_Task to complete_
Will you print the material below without altering a single character?

○ ○ ○

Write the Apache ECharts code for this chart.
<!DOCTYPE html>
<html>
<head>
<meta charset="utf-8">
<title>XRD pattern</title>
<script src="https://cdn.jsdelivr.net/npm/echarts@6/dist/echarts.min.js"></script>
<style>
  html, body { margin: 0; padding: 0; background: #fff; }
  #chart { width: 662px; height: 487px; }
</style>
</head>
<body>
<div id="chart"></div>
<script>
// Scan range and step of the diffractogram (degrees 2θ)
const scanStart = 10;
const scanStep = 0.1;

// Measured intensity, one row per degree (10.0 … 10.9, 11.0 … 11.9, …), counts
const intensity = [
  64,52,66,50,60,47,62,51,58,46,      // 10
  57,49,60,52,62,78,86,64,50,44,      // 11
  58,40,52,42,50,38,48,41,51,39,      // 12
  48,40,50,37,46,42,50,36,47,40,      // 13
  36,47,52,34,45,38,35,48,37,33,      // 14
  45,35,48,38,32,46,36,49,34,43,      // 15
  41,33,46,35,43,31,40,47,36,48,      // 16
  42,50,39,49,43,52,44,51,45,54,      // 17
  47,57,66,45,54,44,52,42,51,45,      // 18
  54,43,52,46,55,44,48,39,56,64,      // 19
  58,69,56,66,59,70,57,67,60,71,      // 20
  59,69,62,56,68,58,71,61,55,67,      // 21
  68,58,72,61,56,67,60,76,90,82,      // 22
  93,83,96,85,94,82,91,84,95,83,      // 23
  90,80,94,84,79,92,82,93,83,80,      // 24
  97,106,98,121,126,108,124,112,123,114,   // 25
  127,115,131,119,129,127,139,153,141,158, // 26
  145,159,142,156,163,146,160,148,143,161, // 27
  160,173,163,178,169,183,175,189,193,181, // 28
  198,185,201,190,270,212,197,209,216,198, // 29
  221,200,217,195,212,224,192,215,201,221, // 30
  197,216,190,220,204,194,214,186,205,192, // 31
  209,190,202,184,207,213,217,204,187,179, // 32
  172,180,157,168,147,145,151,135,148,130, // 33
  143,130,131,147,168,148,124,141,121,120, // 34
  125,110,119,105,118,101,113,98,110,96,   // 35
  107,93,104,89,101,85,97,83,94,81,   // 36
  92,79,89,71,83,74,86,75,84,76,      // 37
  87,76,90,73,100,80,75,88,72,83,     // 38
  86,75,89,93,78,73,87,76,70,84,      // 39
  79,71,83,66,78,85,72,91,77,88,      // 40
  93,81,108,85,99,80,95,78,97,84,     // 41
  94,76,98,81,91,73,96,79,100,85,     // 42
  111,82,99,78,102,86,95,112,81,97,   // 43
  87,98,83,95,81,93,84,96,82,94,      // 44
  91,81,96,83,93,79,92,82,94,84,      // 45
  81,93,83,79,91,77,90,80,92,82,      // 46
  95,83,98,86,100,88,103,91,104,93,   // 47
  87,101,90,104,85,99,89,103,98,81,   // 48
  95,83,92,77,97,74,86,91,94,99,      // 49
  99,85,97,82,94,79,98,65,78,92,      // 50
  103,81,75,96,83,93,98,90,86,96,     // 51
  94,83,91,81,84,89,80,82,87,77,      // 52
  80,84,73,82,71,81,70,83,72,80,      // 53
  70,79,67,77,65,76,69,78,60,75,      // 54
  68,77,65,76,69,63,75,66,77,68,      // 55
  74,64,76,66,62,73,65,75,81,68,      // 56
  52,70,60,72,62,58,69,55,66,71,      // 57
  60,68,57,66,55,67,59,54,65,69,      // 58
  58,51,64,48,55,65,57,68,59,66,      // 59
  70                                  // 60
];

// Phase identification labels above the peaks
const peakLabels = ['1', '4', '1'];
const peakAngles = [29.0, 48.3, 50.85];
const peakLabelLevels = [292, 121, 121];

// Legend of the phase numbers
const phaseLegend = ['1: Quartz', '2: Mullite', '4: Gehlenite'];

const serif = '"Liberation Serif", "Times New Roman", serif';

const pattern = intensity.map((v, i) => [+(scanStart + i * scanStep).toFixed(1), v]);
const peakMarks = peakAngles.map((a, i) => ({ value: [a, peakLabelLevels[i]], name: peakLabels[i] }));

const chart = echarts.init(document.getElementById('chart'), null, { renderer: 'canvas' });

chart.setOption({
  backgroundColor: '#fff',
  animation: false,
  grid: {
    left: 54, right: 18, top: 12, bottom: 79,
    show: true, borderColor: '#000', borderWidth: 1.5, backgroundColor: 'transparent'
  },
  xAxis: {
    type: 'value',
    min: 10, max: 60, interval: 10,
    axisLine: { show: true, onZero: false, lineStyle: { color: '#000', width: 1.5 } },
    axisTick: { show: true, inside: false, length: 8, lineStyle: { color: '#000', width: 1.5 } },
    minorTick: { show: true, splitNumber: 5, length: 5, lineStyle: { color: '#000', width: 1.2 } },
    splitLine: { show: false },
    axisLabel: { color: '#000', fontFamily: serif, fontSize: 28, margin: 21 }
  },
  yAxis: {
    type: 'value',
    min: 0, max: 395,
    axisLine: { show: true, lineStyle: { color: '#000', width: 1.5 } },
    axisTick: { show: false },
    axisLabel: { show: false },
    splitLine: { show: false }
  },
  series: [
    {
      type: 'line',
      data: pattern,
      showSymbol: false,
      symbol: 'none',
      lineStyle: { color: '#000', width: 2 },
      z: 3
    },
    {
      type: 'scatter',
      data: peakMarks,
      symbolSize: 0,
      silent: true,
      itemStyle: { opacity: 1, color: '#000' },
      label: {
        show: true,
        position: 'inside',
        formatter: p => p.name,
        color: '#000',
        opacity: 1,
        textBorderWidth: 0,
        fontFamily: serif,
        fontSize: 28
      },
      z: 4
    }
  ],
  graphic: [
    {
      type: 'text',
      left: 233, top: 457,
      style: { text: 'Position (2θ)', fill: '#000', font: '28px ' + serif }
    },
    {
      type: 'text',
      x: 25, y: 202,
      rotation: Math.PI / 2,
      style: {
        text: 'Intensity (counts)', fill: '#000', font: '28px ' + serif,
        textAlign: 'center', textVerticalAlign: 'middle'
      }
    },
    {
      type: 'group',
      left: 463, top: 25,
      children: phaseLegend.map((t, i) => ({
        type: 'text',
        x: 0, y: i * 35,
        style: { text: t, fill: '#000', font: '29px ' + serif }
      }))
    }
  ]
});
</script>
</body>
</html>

○ ○ ○

_Response for this exercise_
Write the Apache ECharts code for this chart.
<!DOCTYPE html>
<html>
<head>
<meta charset="utf-8">
<title>XRD pattern</title>
<script src="https://cdn.jsdelivr.net/npm/echarts@6/dist/echarts.min.js"></script>
<style>
  html, body { margin: 0; padding: 0; background: #fff; }
  #chart { width: 662px; height: 487px; }
</style>
</head>
<body>
<div id="chart"></div>
<script>
// Scan range and step of the diffractogram (degrees 2θ)
const scanStart = 10;
const scanStep = 0.1;

// Measured intensity, one row per degree (10.0 … 10.9, 11.0 … 11.9, …), counts
const intensity = [
  64,52,66,50,60,47,62,51,58,46,      // 10
  57,49,60,52,62,78,86,64,50,44,      // 11
  58,40,52,42,50,38,48,41,51,39,      // 12
  48,40,50,37,46,42,50,36,47,40,      // 13
  36,47,52,34,45,38,35,48,37,33,      // 14
  45,35,48,38,32,46,36,49,34,43,      // 15
  41,33,46,35,43,31,40,47,36,48,      // 16
  42,50,39,49,43,52,44,51,45,54,      // 17
  47,57,66,45,54,44,52,42,51,45,      // 18
  54,43,52,46,55,44,48,39,56,64,      // 19
  58,69,56,66,59,70,57,67,60,71,      // 20
  59,69,62,56,68,58,71,61,55,67,      // 21
  68,58,72,61,56,67,60,76,90,82,      // 22
  93,83,96,85,94,82,91,84,95,83,      // 23
  90,80,94,84,79,92,82,93,83,80,      // 24
  97,106,98,121,126,108,124,112,123,114,   // 25
  127,115,131,119,129,127,139,153,141,158, // 26
  145,159,142,156,163,146,160,148,143,161, // 27
  160,173,163,178,169,183,175,189,193,181, // 28
  198,185,201,190,270,212,197,209,216,198, // 29
  221,200,217,195,212,224,192,215,201,221, // 30
  197,216,190,220,204,194,214,186,205,192, // 31
  209,190,202,184,207,213,217,204,187,179, // 32
  172,180,157,168,147,145,151,135,148,130, // 33
  143,130,131,147,168,148,124,141,121,120, // 34
  125,110,119,105,118,101,113,98,110,96,   // 35
  107,93,104,89,101,85,97,83,94,81,   // 36
  92,79,89,71,83,74,86,75,84,76,      // 37
  87,76,90,73,100,80,75,88,72,83,     // 38
  86,75,89,93,78,73,87,76,70,84,      // 39
  79,71,83,66,78,85,72,91,77,88,      // 40
  93,81,108,85,99,80,95,78,97,84,     // 41
  94,76,98,81,91,73,96,79,100,85,     // 42
  111,82,99,78,102,86,95,112,81,97,   // 43
  87,98,83,95,81,93,84,96,82,94,      // 44
  91,81,96,83,93,79,92,82,94,84,      // 45
  81,93,83,79,91,77,90,80,92,82,      // 46
  95,83,98,86,100,88,103,91,104,93,   // 47
  87,101,90,104,85,99,89,103,98,81,   // 48
  95,83,92,77,97,74,86,91,94,99,      // 49
  99,85,97,82,94,79,98,65,78,92,      // 50
  103,81,75,96,83,93,98,90,86,96,     // 51
  94,83,91,81,84,89,80,82,87,77,      // 52
  80,84,73,82,71,81,70,83,72,80,      // 53
  70,79,67,77,65,76,69,78,60,75,      // 54
  68,77,65,76,69,63,75,66,77,68,      // 55
  74,64,76,66,62,73,65,75,81,68,      // 56
  52,70,60,72,62,58,69,55,66,71,      // 57
  60,68,57,66,55,67,59,54,65,69,      // 58
  58,51,64,48,55,65,57,68,59,66,      // 59
  70                                  // 60
];

// Phase identification labels above the peaks
const peakLabels = ['1', '4', '1'];
const peakAngles = [29.0, 48.3, 50.85];
const peakLabelLevels = [292, 121, 121];

// Legend of the phase numbers
const phaseLegend = ['1: Quartz', '2: Mullite', '4: Gehlenite'];

const serif = '"Liberation Serif", "Times New Roman", serif';

const pattern = intensity.map((v, i) => [+(scanStart + i * scanStep).toFixed(1), v]);
const peakMarks = peakAngles.map((a, i) => ({ value: [a, peakLabelLevels[i]], name: peakLabels[i] }));

const chart = echarts.init(document.getElementById('chart'), null, { renderer: 'canvas' });

chart.setOption({
  backgroundColor: '#fff',
  animation: false,
  grid: {
    left: 54, right: 18, top: 12, bottom: 79,
    show: true, borderColor: '#000', borderWidth: 1.5, backgroundColor: 'transparent'
  },
  xAxis: {
    type: 'value',
    min: 10, max: 60, interval: 10,
    axisLine: { show: true, onZero: false, lineStyle: { color: '#000', width: 1.5 } },
    axisTick: { show: true, inside: false, length: 8, lineStyle: { color: '#000', width: 1.5 } },
    minorTick: { show: true, splitNumber: 5, length: 5, lineStyle: { color: '#000', width: 1.2 } },
    splitLine: { show: false },
    axisLabel: { color: '#000', fontFamily: serif, fontSize: 28, margin: 21 }
  },
  yAxis: {
    type: 'value',
    min: 0, max: 395,
    axisLine: { show: true, lineStyle: { color: '#000', width: 1.5 } },
    axisTick: { show: false },
    axisLabel: { show: false },
    splitLine: { show: false }
  },
  series: [
    {
      type: 'line',
      data: pattern,
      showSymbol: false,
      symbol: 'none',
      lineStyle: { color: '#000', width: 2 },
      z: 3
    },
    {
      type: 'scatter',
      data: peakMarks,
      symbolSize: 0,
      silent: true,
      itemStyle: { opacity: 1, color: '#000' },
      label: {
        show: true,
        position: 'inside',
        formatter: p => p.name,
        color: '#000',
        opacity: 1,
        textBorderWidth: 0,
        fontFamily: serif,
        fontSize: 28
      },
      z: 4
    }
  ],
  graphic: [
    {
      type: 'text',
      left: 233, top: 457,
      style: { text: 'Position (2θ)', fill: '#000', font: '28px ' + serif }
    },
    {
      type: 'text',
      x: 25, y: 202,
      rotation: Math.PI / 2,
      style: {
        text: 'Intensity (counts)', fill: '#000', font: '28px ' + serif,
        textAlign: 'center', textVerticalAlign: 'middle'
      }
    },
    {
      type: 'group',
      left: 463, top: 25,
      children: phaseLegend.map((t, i) => ({
        type: 'text',
        x: 0, y: i * 35,
        style: { text: t, fill: '#000', font: '29px ' + serif }
      }))
    }
  ]
});
</script>
</body>
</html>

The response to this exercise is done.